**Given request:** Any pictures should be left out; please print exactly the lines between the line with "Convert this chart to Apache ECharts code." and the line with "const topYTicks = ['0.7','0.75','0.8','0.85','0.9','0.95','1'];", inclusive.

**Exercise input:**
--- begin ---
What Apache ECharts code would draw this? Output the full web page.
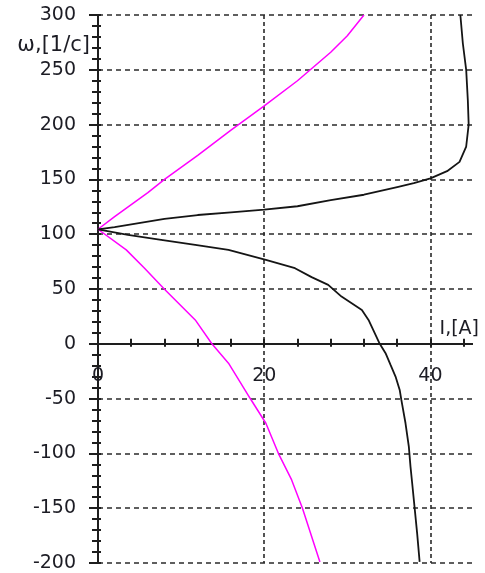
--- end ---
--- begin ---
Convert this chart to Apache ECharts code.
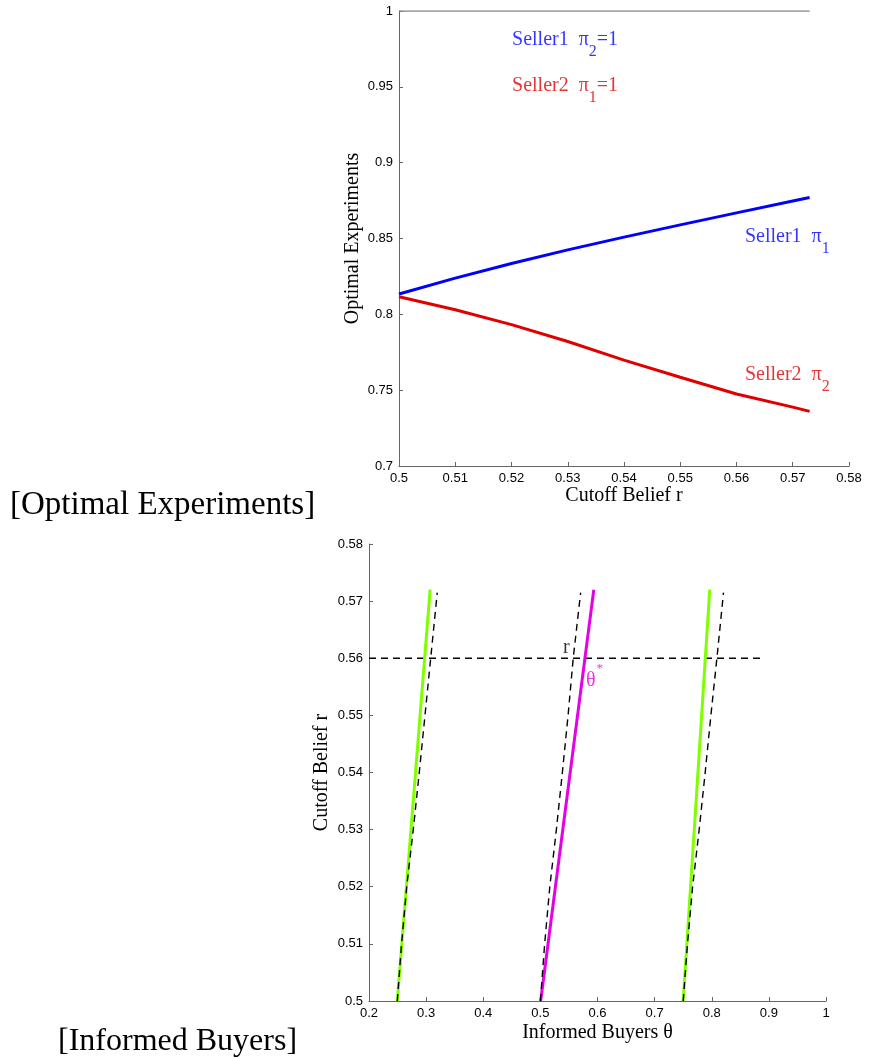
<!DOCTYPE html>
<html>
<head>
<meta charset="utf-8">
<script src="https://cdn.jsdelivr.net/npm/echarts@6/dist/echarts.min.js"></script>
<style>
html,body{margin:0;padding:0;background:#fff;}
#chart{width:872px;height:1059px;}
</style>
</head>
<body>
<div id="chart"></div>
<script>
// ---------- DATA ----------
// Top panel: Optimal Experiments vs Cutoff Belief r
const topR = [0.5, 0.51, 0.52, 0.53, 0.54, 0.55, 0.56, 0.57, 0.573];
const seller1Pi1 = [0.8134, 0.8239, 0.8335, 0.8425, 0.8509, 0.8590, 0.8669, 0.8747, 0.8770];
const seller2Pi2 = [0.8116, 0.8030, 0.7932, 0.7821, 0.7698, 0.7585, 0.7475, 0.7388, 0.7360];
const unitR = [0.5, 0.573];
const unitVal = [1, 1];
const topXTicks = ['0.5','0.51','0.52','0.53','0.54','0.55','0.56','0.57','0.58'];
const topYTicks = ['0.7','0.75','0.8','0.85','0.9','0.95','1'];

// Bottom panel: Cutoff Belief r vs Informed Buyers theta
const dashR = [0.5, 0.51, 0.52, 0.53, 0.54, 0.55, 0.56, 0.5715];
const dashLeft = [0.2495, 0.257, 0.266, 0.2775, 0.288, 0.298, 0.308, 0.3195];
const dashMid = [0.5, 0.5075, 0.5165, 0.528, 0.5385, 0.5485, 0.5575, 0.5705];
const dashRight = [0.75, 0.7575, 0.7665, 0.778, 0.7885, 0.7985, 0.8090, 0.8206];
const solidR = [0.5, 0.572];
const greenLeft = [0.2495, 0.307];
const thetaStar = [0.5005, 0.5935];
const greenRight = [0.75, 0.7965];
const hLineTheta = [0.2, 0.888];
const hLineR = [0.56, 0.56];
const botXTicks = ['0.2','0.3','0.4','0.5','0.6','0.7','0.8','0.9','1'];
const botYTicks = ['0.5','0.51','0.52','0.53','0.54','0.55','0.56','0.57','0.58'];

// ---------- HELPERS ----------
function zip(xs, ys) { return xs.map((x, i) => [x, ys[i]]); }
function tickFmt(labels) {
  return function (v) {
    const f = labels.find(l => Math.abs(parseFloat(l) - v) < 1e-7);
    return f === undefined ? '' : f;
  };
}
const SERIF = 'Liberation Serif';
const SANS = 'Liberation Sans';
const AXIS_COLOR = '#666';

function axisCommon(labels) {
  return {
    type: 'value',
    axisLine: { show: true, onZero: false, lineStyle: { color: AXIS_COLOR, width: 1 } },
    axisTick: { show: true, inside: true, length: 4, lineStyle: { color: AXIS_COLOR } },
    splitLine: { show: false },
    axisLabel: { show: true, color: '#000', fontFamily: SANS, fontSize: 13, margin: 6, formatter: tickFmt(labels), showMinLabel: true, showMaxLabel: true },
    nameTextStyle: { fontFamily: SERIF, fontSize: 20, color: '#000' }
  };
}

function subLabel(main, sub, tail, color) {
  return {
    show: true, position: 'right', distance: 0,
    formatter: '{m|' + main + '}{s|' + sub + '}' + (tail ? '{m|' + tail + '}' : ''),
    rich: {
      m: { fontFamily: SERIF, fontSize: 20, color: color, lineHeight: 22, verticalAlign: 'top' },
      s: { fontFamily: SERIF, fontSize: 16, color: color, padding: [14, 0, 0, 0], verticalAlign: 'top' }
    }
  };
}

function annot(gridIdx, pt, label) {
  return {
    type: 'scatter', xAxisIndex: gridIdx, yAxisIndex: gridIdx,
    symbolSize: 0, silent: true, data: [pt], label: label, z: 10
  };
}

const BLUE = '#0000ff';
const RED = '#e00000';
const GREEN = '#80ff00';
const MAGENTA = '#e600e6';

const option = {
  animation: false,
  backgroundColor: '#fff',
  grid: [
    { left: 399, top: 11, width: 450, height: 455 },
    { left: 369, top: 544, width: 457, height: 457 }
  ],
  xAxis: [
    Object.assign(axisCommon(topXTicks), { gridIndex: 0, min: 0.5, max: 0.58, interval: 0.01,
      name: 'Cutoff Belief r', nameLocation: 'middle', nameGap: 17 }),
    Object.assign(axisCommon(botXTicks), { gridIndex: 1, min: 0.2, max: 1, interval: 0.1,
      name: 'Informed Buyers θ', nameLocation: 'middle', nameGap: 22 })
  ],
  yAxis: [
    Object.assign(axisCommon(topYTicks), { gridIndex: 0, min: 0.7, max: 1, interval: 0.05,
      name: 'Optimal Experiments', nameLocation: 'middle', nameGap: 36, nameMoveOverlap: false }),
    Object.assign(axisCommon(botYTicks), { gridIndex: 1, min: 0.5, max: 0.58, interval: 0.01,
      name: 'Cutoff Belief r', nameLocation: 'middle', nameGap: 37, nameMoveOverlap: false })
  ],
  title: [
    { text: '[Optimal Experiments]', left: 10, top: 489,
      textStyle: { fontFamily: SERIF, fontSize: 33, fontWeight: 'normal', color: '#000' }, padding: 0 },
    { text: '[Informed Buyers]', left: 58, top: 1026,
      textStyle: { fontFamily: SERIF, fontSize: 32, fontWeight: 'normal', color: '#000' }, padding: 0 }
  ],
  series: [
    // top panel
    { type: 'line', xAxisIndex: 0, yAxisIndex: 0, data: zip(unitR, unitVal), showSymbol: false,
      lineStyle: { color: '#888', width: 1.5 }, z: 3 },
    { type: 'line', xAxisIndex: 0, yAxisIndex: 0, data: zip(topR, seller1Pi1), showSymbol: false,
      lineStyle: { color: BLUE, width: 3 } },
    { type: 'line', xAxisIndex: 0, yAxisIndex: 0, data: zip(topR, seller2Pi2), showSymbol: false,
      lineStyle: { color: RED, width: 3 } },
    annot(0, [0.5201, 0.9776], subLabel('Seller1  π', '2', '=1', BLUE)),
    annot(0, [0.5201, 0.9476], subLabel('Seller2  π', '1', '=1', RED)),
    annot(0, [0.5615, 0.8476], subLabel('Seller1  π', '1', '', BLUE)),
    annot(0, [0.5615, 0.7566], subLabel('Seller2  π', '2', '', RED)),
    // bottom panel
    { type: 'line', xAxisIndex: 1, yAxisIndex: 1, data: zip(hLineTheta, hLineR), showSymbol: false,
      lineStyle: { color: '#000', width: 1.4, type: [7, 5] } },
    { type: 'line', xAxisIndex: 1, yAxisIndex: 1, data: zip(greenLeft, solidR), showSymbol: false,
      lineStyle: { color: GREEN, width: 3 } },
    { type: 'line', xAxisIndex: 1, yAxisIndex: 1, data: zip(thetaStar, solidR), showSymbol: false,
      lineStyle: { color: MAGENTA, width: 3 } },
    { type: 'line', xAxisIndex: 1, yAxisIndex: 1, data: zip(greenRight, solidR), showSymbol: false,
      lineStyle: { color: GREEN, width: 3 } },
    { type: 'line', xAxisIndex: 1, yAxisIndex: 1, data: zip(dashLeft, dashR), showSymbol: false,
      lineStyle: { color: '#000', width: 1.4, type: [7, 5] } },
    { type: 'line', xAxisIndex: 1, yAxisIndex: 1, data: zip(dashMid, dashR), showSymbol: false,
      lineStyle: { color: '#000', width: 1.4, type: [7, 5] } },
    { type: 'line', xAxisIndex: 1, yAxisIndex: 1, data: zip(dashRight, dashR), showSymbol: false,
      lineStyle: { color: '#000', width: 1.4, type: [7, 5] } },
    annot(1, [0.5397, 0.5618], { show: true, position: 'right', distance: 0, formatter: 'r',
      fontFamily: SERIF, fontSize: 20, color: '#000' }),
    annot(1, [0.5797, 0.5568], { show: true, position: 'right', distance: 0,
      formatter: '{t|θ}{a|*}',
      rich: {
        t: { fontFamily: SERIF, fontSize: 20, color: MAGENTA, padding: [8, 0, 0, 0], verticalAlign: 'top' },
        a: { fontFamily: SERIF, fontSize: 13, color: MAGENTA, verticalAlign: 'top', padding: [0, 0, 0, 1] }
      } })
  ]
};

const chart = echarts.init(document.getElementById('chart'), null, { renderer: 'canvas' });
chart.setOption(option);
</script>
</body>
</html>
--- end ---
**Problem solution:**
Convert this chart to Apache ECharts code.
<!DOCTYPE html>
<html>
<head>
<meta charset="utf-8">
<script src="https://cdn.jsdelivr.net/npm/echarts@6/dist/echarts.min.js"></script>
<style>
html,body{margin:0;padding:0;background:#fff;}
#chart{width:872px;height:1059px;}
</style>
</head>
<body>
<div id="chart"></div>
<script>
// ---------- DATA ----------
// Top panel: Optimal Experiments vs Cutoff Belief r
const topR = [0.5, 0.51, 0.52, 0.53, 0.54, 0.55, 0.56, 0.57, 0.573];
const seller1Pi1 = [0.8134, 0.8239, 0.8335, 0.8425, 0.8509, 0.8590, 0.8669, 0.8747, 0.8770];
const seller2Pi2 = [0.8116, 0.8030, 0.7932, 0.7821, 0.7698, 0.7585, 0.7475, 0.7388, 0.7360];
const unitR = [0.5, 0.573];
const unitVal = [1, 1];
const topXTicks = ['0.5','0.51','0.52','0.53','0.54','0.55','0.56','0.57','0.58'];
const topYTicks = ['0.7','0.75','0.8','0.85','0.9','0.95','1'];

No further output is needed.